GOAL
Leaving out the pictures, retype all the material exactly.
====
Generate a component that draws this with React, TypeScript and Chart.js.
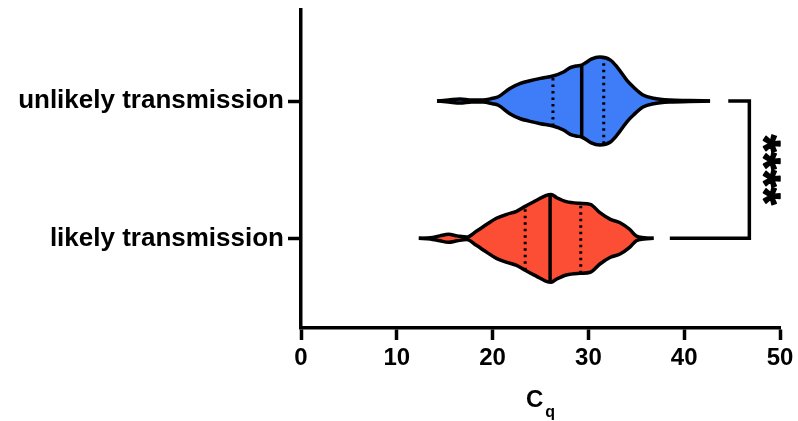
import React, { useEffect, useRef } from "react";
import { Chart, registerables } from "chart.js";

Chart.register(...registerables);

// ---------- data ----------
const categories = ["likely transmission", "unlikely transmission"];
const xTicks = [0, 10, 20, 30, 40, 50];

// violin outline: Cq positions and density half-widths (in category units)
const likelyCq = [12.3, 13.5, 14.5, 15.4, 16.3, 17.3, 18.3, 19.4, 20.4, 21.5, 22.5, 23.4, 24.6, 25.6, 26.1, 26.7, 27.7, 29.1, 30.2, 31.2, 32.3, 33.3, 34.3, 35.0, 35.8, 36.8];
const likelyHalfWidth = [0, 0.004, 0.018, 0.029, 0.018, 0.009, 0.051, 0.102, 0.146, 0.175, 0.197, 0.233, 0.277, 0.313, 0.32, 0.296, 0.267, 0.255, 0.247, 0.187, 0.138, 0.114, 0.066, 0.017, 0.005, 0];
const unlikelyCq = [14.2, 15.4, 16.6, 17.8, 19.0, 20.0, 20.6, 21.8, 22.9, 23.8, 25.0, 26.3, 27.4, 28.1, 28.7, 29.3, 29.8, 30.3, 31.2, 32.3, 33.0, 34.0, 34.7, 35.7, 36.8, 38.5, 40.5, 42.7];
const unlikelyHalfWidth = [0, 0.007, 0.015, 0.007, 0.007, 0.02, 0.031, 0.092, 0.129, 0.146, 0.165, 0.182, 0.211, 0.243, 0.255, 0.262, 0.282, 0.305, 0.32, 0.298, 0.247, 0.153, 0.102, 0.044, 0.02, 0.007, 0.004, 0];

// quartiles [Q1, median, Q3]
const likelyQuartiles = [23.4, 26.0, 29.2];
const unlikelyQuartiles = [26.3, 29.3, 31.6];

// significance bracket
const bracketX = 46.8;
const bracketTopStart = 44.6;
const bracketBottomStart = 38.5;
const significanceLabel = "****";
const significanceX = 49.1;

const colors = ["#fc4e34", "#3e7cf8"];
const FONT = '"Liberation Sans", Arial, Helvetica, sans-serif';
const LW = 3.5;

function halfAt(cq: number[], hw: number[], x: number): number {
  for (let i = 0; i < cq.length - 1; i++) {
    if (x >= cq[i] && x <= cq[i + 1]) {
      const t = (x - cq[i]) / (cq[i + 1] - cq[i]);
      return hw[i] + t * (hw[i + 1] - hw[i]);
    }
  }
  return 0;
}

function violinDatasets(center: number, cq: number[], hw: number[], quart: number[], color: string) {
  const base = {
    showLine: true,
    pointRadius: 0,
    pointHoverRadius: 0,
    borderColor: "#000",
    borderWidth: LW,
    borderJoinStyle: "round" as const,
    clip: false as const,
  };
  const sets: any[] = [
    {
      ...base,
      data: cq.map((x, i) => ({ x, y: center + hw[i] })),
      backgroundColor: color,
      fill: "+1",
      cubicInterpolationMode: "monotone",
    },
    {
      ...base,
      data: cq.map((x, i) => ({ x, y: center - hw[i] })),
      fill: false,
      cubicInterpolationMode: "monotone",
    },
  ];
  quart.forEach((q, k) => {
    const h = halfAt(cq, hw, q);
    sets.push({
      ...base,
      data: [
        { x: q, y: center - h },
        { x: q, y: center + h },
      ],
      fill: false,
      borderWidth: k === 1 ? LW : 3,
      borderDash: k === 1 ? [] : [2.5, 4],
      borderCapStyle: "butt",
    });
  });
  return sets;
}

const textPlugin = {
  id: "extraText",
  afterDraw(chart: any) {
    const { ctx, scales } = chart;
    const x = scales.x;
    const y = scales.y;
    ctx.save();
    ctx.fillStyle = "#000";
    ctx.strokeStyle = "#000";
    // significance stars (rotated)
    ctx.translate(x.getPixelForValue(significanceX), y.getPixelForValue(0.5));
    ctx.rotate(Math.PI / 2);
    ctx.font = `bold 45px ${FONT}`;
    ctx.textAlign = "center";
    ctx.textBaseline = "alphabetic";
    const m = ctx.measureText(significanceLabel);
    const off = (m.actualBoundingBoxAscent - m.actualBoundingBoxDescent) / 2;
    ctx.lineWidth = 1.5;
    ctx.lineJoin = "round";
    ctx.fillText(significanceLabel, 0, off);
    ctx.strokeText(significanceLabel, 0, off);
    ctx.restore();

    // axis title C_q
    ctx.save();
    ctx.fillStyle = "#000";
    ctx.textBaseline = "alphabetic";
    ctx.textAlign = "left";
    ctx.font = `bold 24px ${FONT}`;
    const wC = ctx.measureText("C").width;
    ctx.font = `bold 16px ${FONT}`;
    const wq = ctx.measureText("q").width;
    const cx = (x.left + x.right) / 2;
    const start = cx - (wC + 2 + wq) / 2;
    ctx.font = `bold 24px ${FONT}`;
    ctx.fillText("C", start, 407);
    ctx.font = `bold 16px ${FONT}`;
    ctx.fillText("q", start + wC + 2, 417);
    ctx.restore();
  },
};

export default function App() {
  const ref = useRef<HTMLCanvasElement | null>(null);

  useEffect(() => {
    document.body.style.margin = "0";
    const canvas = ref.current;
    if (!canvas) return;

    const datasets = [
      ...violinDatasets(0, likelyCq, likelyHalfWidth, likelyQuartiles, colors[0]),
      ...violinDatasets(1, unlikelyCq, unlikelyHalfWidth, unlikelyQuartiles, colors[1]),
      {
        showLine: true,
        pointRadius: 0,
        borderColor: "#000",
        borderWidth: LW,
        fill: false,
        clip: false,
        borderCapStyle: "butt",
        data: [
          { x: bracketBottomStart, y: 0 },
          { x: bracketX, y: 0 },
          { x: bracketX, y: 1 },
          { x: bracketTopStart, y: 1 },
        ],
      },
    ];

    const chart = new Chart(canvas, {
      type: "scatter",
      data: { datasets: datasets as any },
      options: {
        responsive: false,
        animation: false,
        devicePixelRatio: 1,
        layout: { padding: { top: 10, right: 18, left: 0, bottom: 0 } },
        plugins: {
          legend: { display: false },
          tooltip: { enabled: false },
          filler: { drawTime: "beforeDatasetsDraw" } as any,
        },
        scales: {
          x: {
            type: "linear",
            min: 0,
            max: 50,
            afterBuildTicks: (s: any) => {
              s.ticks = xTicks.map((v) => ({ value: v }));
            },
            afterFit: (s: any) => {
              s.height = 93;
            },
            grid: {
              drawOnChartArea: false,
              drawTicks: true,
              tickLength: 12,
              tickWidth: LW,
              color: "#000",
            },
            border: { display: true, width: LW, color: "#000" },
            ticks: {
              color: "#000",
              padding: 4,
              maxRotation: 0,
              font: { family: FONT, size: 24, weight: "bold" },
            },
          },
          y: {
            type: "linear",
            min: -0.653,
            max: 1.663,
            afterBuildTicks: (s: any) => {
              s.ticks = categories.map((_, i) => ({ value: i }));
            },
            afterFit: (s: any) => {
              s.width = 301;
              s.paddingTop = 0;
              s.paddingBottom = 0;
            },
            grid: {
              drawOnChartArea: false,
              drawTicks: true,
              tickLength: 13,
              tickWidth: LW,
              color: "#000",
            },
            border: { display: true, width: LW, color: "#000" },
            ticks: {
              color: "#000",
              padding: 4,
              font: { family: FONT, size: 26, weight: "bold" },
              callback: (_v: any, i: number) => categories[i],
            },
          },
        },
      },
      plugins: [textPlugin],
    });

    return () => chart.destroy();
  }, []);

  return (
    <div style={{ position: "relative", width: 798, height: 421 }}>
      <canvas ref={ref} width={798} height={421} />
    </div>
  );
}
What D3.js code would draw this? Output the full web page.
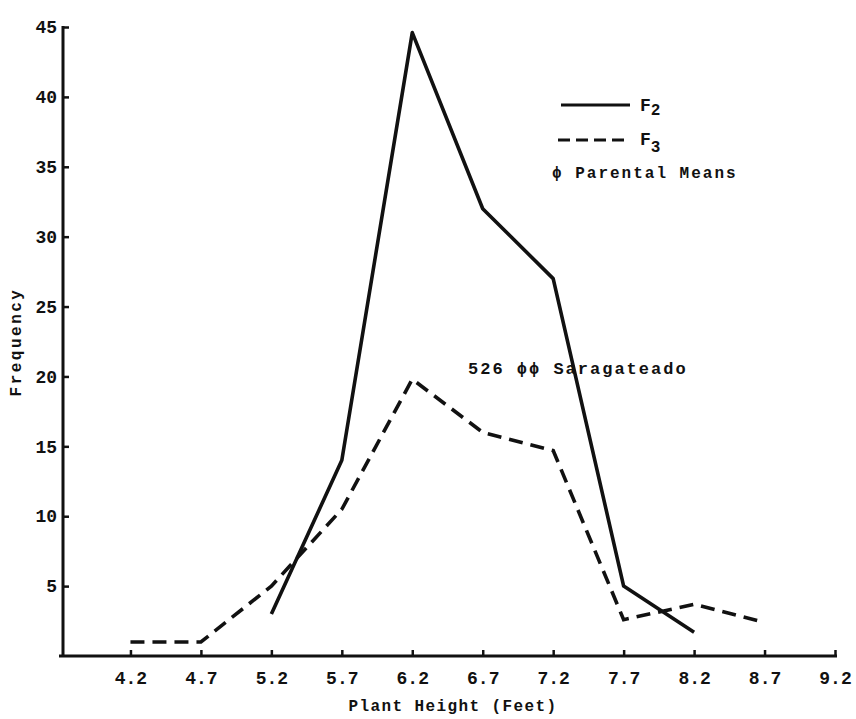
====
EXPECTED ANSWER
Generate a component that draws this with React, TypeScript and Chart.js.
import React, { useEffect, useRef } from "react";
import { Chart, registerables } from "chart.js";

Chart.register(...registerables);

// ---------- data ----------
const categories = ["likely transmission", "unlikely transmission"];
const xTicks = [0, 10, 20, 30, 40, 50];

// violin outline: Cq positions and density half-widths (in category units)
const likelyCq = [12.3, 13.5, 14.5, 15.4, 16.3, 17.3, 18.3, 19.4, 20.4, 21.5, 22.5, 23.4, 24.6, 25.6, 26.1, 26.7, 27.7, 29.1, 30.2, 31.2, 32.3, 33.3, 34.3, 35.0, 35.8, 36.8];
const likelyHalfWidth = [0, 0.004, 0.018, 0.029, 0.018, 0.009, 0.051, 0.102, 0.146, 0.175, 0.197, 0.233, 0.277, 0.313, 0.32, 0.296, 0.267, 0.255, 0.247, 0.187, 0.138, 0.114, 0.066, 0.017, 0.005, 0];
const unlikelyCq = [14.2, 15.4, 16.6, 17.8, 19.0, 20.0, 20.6, 21.8, 22.9, 23.8, 25.0, 26.3, 27.4, 28.1, 28.7, 29.3, 29.8, 30.3, 31.2, 32.3, 33.0, 34.0, 34.7, 35.7, 36.8, 38.5, 40.5, 42.7];
const unlikelyHalfWidth = [0, 0.007, 0.015, 0.007, 0.007, 0.02, 0.031, 0.092, 0.129, 0.146, 0.165, 0.182, 0.211, 0.243, 0.255, 0.262, 0.282, 0.305, 0.32, 0.298, 0.247, 0.153, 0.102, 0.044, 0.02, 0.007, 0.004, 0];

// quartiles [Q1, median, Q3]
const likelyQuartiles = [23.4, 26.0, 29.2];
const unlikelyQuartiles = [26.3, 29.3, 31.6];

// significance bracket
const bracketX = 46.8;
const bracketTopStart = 44.6;
const bracketBottomStart = 38.5;
const significanceLabel = "****";
const significanceX = 49.1;

const colors = ["#fc4e34", "#3e7cf8"];
const FONT = '"Liberation Sans", Arial, Helvetica, sans-serif';
const LW = 3.5;

function halfAt(cq: number[], hw: number[], x: number): number {
  for (let i = 0; i < cq.length - 1; i++) {
    if (x >= cq[i] && x <= cq[i + 1]) {
      const t = (x - cq[i]) / (cq[i + 1] - cq[i]);
      return hw[i] + t * (hw[i + 1] - hw[i]);
    }
  }
  return 0;
}

function violinDatasets(center: number, cq: number[], hw: number[], quart: number[], color: string) {
  const base = {
    showLine: true,
    pointRadius: 0,
    pointHoverRadius: 0,
    borderColor: "#000",
    borderWidth: LW,
    borderJoinStyle: "round" as const,
    clip: false as const,
  };
  const sets: any[] = [
    {
      ...base,
      data: cq.map((x, i) => ({ x, y: center + hw[i] })),
      backgroundColor: color,
      fill: "+1",
      cubicInterpolationMode: "monotone",
    },
    {
      ...base,
      data: cq.map((x, i) => ({ x, y: center - hw[i] })),
      fill: false,
      cubicInterpolationMode: "monotone",
    },
  ];
  quart.forEach((q, k) => {
    const h = halfAt(cq, hw, q);
    sets.push({
      ...base,
      data: [
        { x: q, y: center - h },
        { x: q, y: center + h },
      ],
      fill: false,
      borderWidth: k === 1 ? LW : 3,
      borderDash: k === 1 ? [] : [2.5, 4],
      borderCapStyle: "butt",
    });
  });
  return sets;
}

const textPlugin = {
  id: "extraText",
  afterDraw(chart: any) {
    const { ctx, scales } = chart;
    const x = scales.x;
    const y = scales.y;
    ctx.save();
    ctx.fillStyle = "#000";
    ctx.strokeStyle = "#000";
    // significance stars (rotated)
    ctx.translate(x.getPixelForValue(significanceX), y.getPixelForValue(0.5));
    ctx.rotate(Math.PI / 2);
    ctx.font = `bold 45px ${FONT}`;
    ctx.textAlign = "center";
    ctx.textBaseline = "alphabetic";
    const m = ctx.measureText(significanceLabel);
    const off = (m.actualBoundingBoxAscent - m.actualBoundingBoxDescent) / 2;
    ctx.lineWidth = 1.5;
    ctx.lineJoin = "round";
    ctx.fillText(significanceLabel, 0, off);
    ctx.strokeText(significanceLabel, 0, off);
    ctx.restore();

    // axis title C_q
    ctx.save();
    ctx.fillStyle = "#000";
    ctx.textBaseline = "alphabetic";
    ctx.textAlign = "left";
    ctx.font = `bold 24px ${FONT}`;
    const wC = ctx.measureText("C").width;
    ctx.font = `bold 16px ${FONT}`;
    const wq = ctx.measureText("q").width;
    const cx = (x.left + x.right) / 2;
    const start = cx - (wC + 2 + wq) / 2;
    ctx.font = `bold 24px ${FONT}`;
    ctx.fillText("C", start, 407);
    ctx.font = `bold 16px ${FONT}`;
    ctx.fillText("q", start + wC + 2, 417);
    ctx.restore();
  },
};

export default function App() {
  const ref = useRef<HTMLCanvasElement | null>(null);

  useEffect(() => {
    document.body.style.margin = "0";
    const canvas = ref.current;
    if (!canvas) return;

    const datasets = [
      ...violinDatasets(0, likelyCq, likelyHalfWidth, likelyQuartiles, colors[0]),
      ...violinDatasets(1, unlikelyCq, unlikelyHalfWidth, unlikelyQuartiles, colors[1]),
      {
        showLine: true,
        pointRadius: 0,
        borderColor: "#000",
        borderWidth: LW,
        fill: false,
        clip: false,
        borderCapStyle: "butt",
        data: [
          { x: bracketBottomStart, y: 0 },
          { x: bracketX, y: 0 },
          { x: bracketX, y: 1 },
          { x: bracketTopStart, y: 1 },
        ],
      },
    ];

    const chart = new Chart(canvas, {
      type: "scatter",
      data: { datasets: datasets as any },
      options: {
        responsive: false,
        animation: false,
        devicePixelRatio: 1,
        layout: { padding: { top: 10, right: 18, left: 0, bottom: 0 } },
        plugins: {
          legend: { display: false },
          tooltip: { enabled: false },
          filler: { drawTime: "beforeDatasetsDraw" } as any,
        },
        scales: {
          x: {
            type: "linear",
            min: 0,
            max: 50,
            afterBuildTicks: (s: any) => {
              s.ticks = xTicks.map((v) => ({ value: v }));
            },
            afterFit: (s: any) => {
              s.height = 93;
            },
            grid: {
              drawOnChartArea: false,
              drawTicks: true,
              tickLength: 12,
              tickWidth: LW,
              color: "#000",
            },
            border: { display: true, width: LW, color: "#000" },
            ticks: {
              color: "#000",
              padding: 4,
              maxRotation: 0,
              font: { family: FONT, size: 24, weight: "bold" },
            },
          },
          y: {
            type: "linear",
            min: -0.653,
            max: 1.663,
            afterBuildTicks: (s: any) => {
              s.ticks = categories.map((_, i) => ({ value: i }));
            },
            afterFit: (s: any) => {
              s.width = 301;
              s.paddingTop = 0;
              s.paddingBottom = 0;
            },
            grid: {
              drawOnChartArea: false,
              drawTicks: true,
              tickLength: 13,
              tickWidth: LW,
              color: "#000",
            },
            border: { display: true, width: LW, color: "#000" },
            ticks: {
              color: "#000",
              padding: 4,
              font: { family: FONT, size: 26, weight: "bold" },
              callback: (_v: any, i: number) => categories[i],
            },
          },
        },
      },
      plugins: [textPlugin],
    });

    return () => chart.destroy();
  }, []);

  return (
    <div style={{ position: "relative", width: 798, height: 421 }}>
      <canvas ref={ref} width={798} height={421} />
    </div>
  );
}
What D3.js code would draw this? Output the full web page.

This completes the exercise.